The headlights, wipers and turn signals are controlled by stalks on the steering column, and the switches for the side mirrors and power windows are set into forward portions on the door armrests. In cruise control-equipped models, the "Resume" and "Set" switches are located on the steering wheel.

The Accord's front seats are a new design. They are larger-with 35 mm (1.4 in.) longer seats and 25 mm (1.0 in.) higher backs-and are supported by a U-shaped steel frame, rather than a conventional perimeter frame. The open portion of the U faces the rear and increases under-seat foot room by 30 mm (1.2 in.). In addition, the seat tracks have been modified to provide more lateral foot space. Both front seats have reclining backs, bolsters for lateral support, and EX models have a driver's adjustable lumbar support. The lap belt anchor on the driver's side slides with the seat when it's adjusted, making the belt more comfortable and easier to use.
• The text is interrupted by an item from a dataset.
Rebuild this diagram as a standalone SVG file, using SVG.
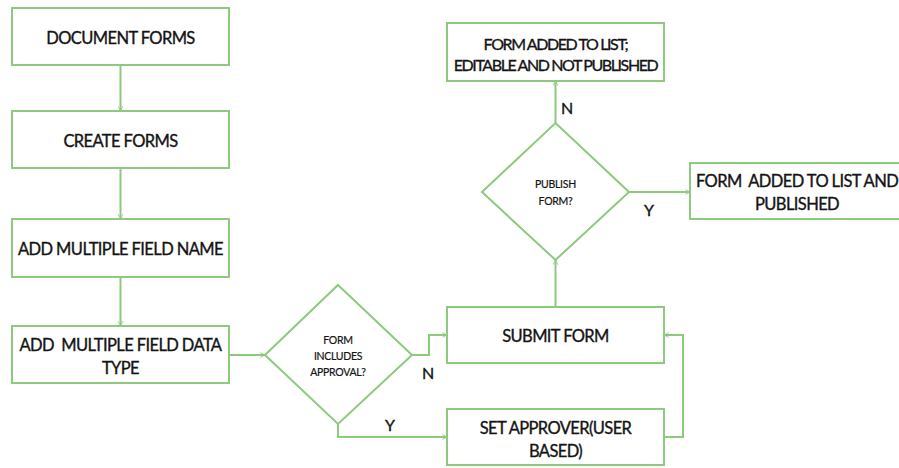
<svg xmlns="http://www.w3.org/2000/svg" width="899" height="468" viewBox="0 0 899 468">
  <defs>
    <marker id="chev" viewBox="0 0 10 10" refX="9" refY="5" markerWidth="6" markerHeight="6" orient="auto" markerUnits="userSpaceOnUse">
      <path d="M1,1 L9,5 L1,9" fill="none" stroke="#8cca7d" stroke-width="1.4"/>
    </marker>
  </defs>
  <style>
    .box { fill: #ffffff; stroke: #8cca7d; stroke-width: 2; }
    .wire { fill: none; stroke: #8cca7d; stroke-width: 2; marker-end: url(#chev); }
    text { font-family: Lato, "Liberation Sans", sans-serif; fill: #141414; stroke: #141414; stroke-width: 0.35px; text-anchor: middle; dominant-baseline: central; white-space: pre; }
    .t { font-size: 16.5px; letter-spacing: -0.6px; }
    .tight { font-size: 16px; letter-spacing: -1.4px; }
    .s { font-size: 10.5px; letter-spacing: -0.3px; stroke-width: 0.2px; }
    .lbl { font-size: 16px; }
  </style>
  <rect width="899" height="468" fill="#ffffff"/>

  <g id="connectors">
    <line class="wire" x1="120.5" y1="65" x2="120.5" y2="111"/>
    <line class="wire" x1="120.5" y1="168" x2="120.5" y2="219"/>
    <line class="wire" x1="120.5" y1="277" x2="120.5" y2="326"/>
    <line class="wire" x1="229" y1="355" x2="265" y2="355"/>
    <polyline class="wire" points="412,355 429,355 429,335 447,335"/>
    <polyline class="wire" points="338,424 338,437 447,437"/>
    <polyline class="wire" points="664,437 683,437 683,335 664,335"/>
    <line class="wire" x1="555.5" y1="307" x2="555.5" y2="260"/>
    <line class="wire" x1="555.5" y1="123" x2="555.5" y2="81"/>
    <line class="wire" x1="629" y1="192" x2="690" y2="192"/>
    <text class="lbl" x="428" y="372">N</text>
    <text class="lbl" x="390" y="424">Y</text>
    <text class="lbl" x="567" y="107">N</text>
    <text class="lbl" x="649" y="209">Y</text>
  </g>

  <g id="document-forms">
    <rect class="box" x="12" y="8" width="217" height="57"/>
    <text class="t" x="120.5" y="38">DOCUMENT FORMS</text>
  </g>
  <g id="create-forms">
    <rect class="box" x="12" y="111" width="217" height="57"/>
    <text class="t" x="120.5" y="141">CREATE FORMS</text>
  </g>
  <g id="add-field-name">
    <rect class="box" x="12" y="219" width="217" height="58"/>
    <text class="t" x="120.5" y="249">ADD MULTIPLE FIELD NAME</text>
  </g>
  <g id="add-field-type">
    <rect class="box" x="12" y="326" width="217" height="57"/>
    <text class="t" x="120.5" y="345">ADD  MULTIPLE FIELD DATA</text>
    <text class="t" x="120.5" y="368">TYPE</text>
  </g>
  <g id="includes-approval">
    <polygon class="box" points="338,285 412,355 338,424 265,355"/>
    <text class="s" x="338" y="340">FORM</text>
    <text class="s" x="338" y="356">INCLUDES</text>
    <text class="s" x="338" y="372">APPROVAL?</text>
  </g>
  <g id="submit-form">
    <rect class="box" x="447" y="307" width="217" height="56"/>
    <text class="t" x="555.5" y="336">SUBMIT FORM</text>
  </g>
  <g id="set-approver">
    <rect class="box" x="447" y="409" width="217" height="56"/>
    <text class="t" x="555.5" y="428">SET APPROVER(USER</text>
    <text class="t" x="555.5" y="451">BASED)</text>
  </g>
  <g id="publish-form">
    <polygon class="box" points="555.5,123 629,192 555.5,260 482,192"/>
    <text class="s" x="555.5" y="184">PUBLISH</text>
    <text class="s" x="555.5" y="201">FORM?</text>
  </g>
  <g id="added-not-published">
    <rect class="box" x="447" y="23" width="217" height="58"/>
    <text class="t tight" x="555.5" y="43">FORM ADDED TO LIST;</text>
    <text class="t tight" x="555.5" y="64">EDITABLE AND NOT PUBLISHED</text>
  </g>
  <g id="added-published">
    <rect class="box" x="690" y="163" width="216" height="56"/>
    <text class="t" x="797" y="181">FORM  ADDED TO LIST AND</text>
    <text class="t" x="797" y="204">PUBLISHED</text>
  </g>
</svg>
The rear seat is contoured for better comfort and support. Its seat cushion is a one-piece molding of foam over a spring-steel frame and both outboard positions have three-point belts. There's a fold-down armrest between the seats.

The seamless, soft-touch motif is carried through in the moulded door panels and one-piece headliner, whcih has recesses for the interior lamp, passenger-assist handles and windshield visors so they all fit flush. The headliner is bonded to a honey comb backing which absorbs nouise and vibration and reinforces the roof panel. Similarly, the floor is damped with sandwiched materials for both rigidity and acoustic absorption.

The cooling, heating and air flow capacity of the Accord's ventilation system has been increased significantly by a new, compact system that's also quieter and more efficient. The system's heating capacity is increased, cooling capability is improved, and air flow is up from 420 cubic meters per hour to 500. The low air-resistance design of the air ducts and vents has reduced the noise level from 69 decibels to 67.

Located entirely under the instrument panel, the system integrates a twin-fan, high-capacity blower, a low-friction heat exchanger and a high efficiency heater core with an efficient network of high-flow ducts. Adjustable vents are located at both ends of the instrument panel, in the center, and at floor level.

Ventilation system controls are large and easy to use, with dials for fan and temperature settings, and soft-touch butons, with laser-cut symbols, for vent and defroster selection.